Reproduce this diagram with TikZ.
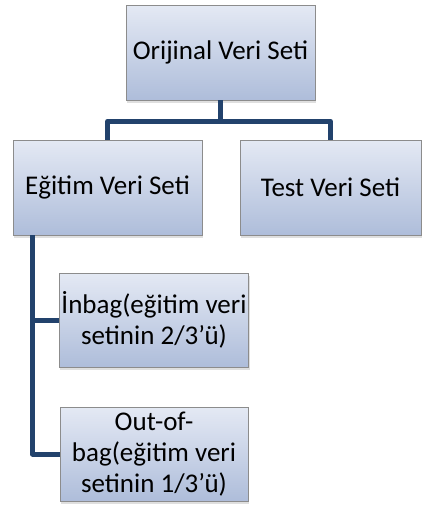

----------

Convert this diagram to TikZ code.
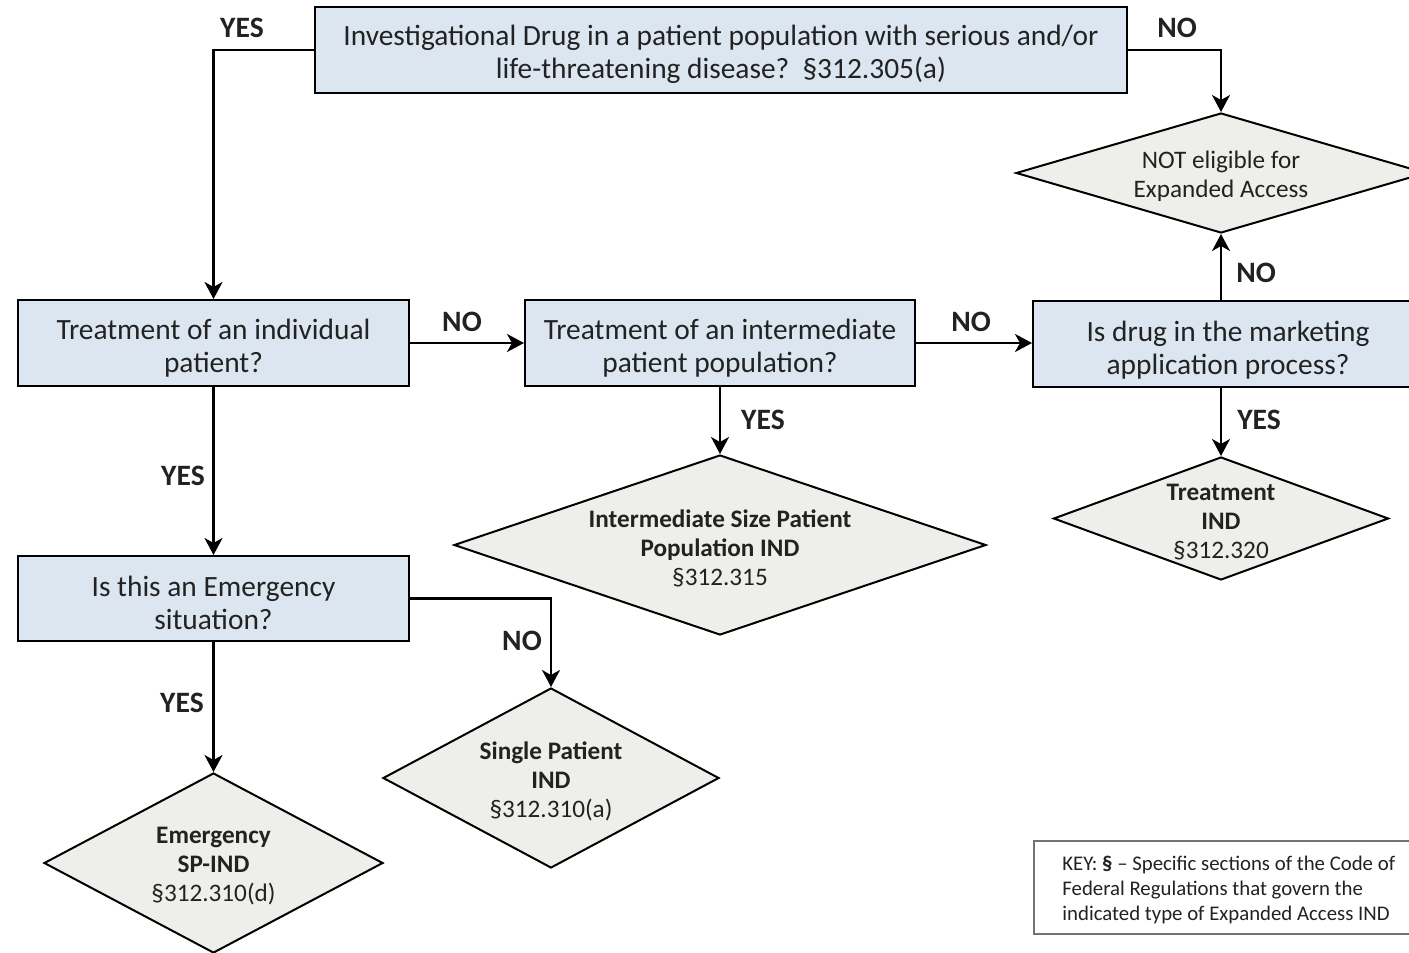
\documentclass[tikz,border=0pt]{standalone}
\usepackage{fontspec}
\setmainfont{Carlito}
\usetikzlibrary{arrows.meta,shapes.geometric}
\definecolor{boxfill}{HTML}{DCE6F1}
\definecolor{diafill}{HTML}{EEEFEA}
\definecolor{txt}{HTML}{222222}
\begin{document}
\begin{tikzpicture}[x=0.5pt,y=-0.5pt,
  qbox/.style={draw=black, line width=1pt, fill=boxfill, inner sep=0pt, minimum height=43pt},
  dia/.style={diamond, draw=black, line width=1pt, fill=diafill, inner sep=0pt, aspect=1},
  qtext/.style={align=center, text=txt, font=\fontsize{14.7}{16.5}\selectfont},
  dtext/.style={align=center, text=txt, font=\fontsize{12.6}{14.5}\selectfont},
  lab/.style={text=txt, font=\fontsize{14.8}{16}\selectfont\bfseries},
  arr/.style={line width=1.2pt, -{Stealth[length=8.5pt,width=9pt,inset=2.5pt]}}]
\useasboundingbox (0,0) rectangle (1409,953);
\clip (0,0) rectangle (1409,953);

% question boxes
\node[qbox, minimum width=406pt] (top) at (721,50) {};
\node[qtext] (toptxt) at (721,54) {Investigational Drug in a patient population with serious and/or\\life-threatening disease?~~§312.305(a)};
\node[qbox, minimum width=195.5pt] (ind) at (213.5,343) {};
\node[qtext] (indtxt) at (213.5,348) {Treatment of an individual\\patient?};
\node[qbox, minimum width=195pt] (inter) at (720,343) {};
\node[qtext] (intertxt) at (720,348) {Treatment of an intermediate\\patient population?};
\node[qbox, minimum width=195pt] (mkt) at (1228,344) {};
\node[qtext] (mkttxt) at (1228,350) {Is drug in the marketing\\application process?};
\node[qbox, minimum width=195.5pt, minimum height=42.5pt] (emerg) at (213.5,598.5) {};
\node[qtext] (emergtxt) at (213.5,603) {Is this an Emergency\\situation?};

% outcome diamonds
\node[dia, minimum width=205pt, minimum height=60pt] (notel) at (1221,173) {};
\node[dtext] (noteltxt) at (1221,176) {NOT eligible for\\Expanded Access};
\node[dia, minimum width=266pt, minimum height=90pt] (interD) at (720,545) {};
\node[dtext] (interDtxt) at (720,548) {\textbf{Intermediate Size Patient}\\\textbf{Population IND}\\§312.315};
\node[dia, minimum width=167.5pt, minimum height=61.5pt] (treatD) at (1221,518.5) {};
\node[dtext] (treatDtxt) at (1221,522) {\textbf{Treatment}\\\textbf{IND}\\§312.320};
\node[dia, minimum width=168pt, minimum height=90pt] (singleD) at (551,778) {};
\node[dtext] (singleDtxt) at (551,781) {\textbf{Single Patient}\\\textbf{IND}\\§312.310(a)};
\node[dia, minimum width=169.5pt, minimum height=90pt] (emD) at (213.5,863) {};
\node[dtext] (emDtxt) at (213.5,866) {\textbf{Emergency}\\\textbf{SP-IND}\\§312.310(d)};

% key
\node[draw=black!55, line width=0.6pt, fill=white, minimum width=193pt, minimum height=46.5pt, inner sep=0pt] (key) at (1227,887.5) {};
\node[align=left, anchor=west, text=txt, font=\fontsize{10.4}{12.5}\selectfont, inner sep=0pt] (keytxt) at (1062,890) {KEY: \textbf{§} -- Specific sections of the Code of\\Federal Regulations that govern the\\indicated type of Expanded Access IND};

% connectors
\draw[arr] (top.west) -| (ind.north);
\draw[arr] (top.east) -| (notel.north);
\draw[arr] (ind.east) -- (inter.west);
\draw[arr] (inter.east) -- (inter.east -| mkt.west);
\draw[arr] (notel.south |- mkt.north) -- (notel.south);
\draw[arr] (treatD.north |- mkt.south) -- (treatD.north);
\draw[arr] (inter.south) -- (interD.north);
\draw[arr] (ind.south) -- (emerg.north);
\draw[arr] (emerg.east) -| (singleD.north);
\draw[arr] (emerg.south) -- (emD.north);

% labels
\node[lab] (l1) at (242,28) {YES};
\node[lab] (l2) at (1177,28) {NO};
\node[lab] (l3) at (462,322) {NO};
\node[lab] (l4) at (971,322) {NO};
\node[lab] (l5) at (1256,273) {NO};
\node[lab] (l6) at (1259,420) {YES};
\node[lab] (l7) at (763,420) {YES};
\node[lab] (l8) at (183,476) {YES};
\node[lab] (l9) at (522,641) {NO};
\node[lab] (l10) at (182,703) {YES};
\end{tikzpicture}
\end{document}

----------

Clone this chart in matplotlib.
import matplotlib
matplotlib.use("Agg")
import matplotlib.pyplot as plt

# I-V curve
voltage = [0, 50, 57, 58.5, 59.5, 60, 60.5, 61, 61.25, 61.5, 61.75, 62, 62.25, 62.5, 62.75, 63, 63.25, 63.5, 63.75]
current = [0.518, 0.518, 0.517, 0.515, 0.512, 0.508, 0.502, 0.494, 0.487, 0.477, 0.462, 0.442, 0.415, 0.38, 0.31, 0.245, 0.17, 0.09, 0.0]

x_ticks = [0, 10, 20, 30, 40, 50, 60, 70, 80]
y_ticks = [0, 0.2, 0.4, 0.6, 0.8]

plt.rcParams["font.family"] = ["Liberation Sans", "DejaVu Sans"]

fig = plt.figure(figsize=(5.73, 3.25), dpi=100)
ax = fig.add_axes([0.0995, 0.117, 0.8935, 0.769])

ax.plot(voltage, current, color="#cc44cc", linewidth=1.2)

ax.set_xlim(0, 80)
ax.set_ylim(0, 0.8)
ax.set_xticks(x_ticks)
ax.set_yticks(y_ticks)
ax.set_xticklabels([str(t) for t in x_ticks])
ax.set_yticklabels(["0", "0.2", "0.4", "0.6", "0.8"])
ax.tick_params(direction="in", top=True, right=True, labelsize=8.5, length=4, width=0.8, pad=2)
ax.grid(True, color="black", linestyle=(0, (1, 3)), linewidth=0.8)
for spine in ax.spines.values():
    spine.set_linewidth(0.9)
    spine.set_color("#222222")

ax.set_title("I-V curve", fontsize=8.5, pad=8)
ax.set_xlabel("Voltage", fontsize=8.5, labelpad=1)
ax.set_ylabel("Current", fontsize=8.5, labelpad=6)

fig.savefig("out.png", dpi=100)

----------

Copy each line of the preceding data that contains the string "diagram".

Reproduce this diagram with TikZ.
Convert this diagram to TikZ code.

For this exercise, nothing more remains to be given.